Ultimately, we wound up talking for close to an hour, which is good. But the conversation felt less like “Wow! It’s already been an hour? I want to keep talking but I have to go! Oh, call me? I want to do this again.” It wasn’t that. She was more like… after some silence and looking around… “Huh, it’s already been an hour? Well, I enjoyed meeting you. It was nice to meet you. Thank you for this.”
But of course… here lies the rub. Rules of Dating. Reaching out for a second date falls on me. Am I up for a second date? Maybe? I honestly don’t know.
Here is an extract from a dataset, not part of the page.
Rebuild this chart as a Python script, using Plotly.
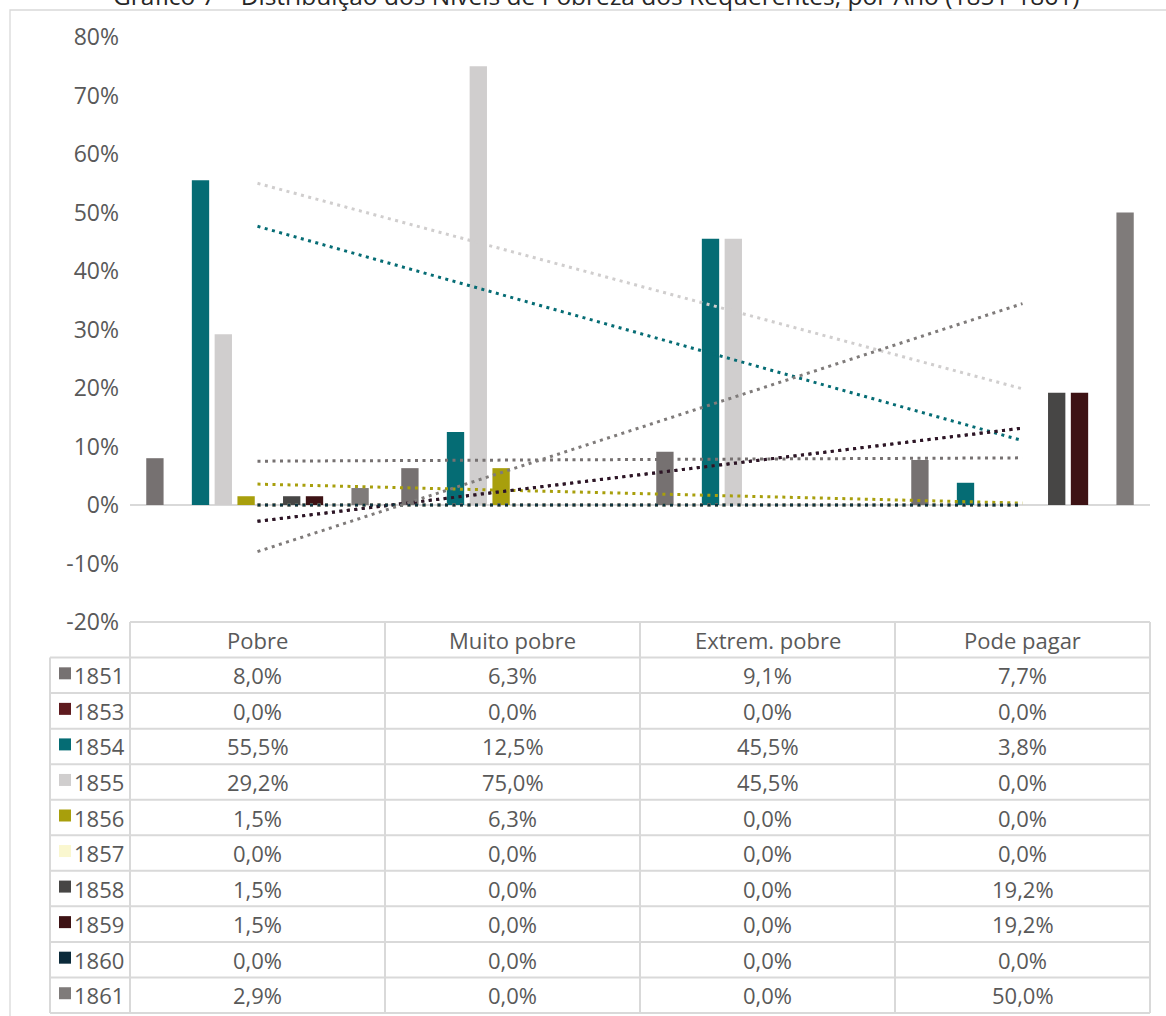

She was attractive, I enjoyed talking to her, she’s very different from me and her background is very different from mine.... which I actually tend to see as a positive but I know means we won’t have as much to talk about in some ways… she definitely gave off “not a drama epicenter, not overly needy, but able to connect with people” vibes… which is a good thing. And it is honestly difficult for me to consider “am I thinking this because A or because B?”
It didn’t feel like a second date was likely. But am I thinking that because my fucked up brain tends to think “Second Date for women who NEED me or who HAVE ISSUES” and I desperately need to stop doing that! or Were the no second date signals not only “maybe present” but “loudly present” and I’m overthinking it because I want to be in a relationship again? OR am I thinking “I was really nervous, she was really pretty- I want to do that again” and that’s okay?
As far as First Dates are Interviews, this was a good interview. A few questions that I would like answers to before hiring her but those can be a little personal (and yes, I’m talking politics mostly), but overall she interviewed well. The three qualities that made me say yes at speed dating were still present: (1) Good Energy; (2) Reason to believe she can be altruistic; (3) a desire and ability to have a conversation lasting more than 5 minutes. All still very much still true. I like her hair, I like her smile.
I don’t know. I may be overthinking it? But… yeah, my honest assessment is that I was getting “No Second Date, but thank you” vibes towards the end.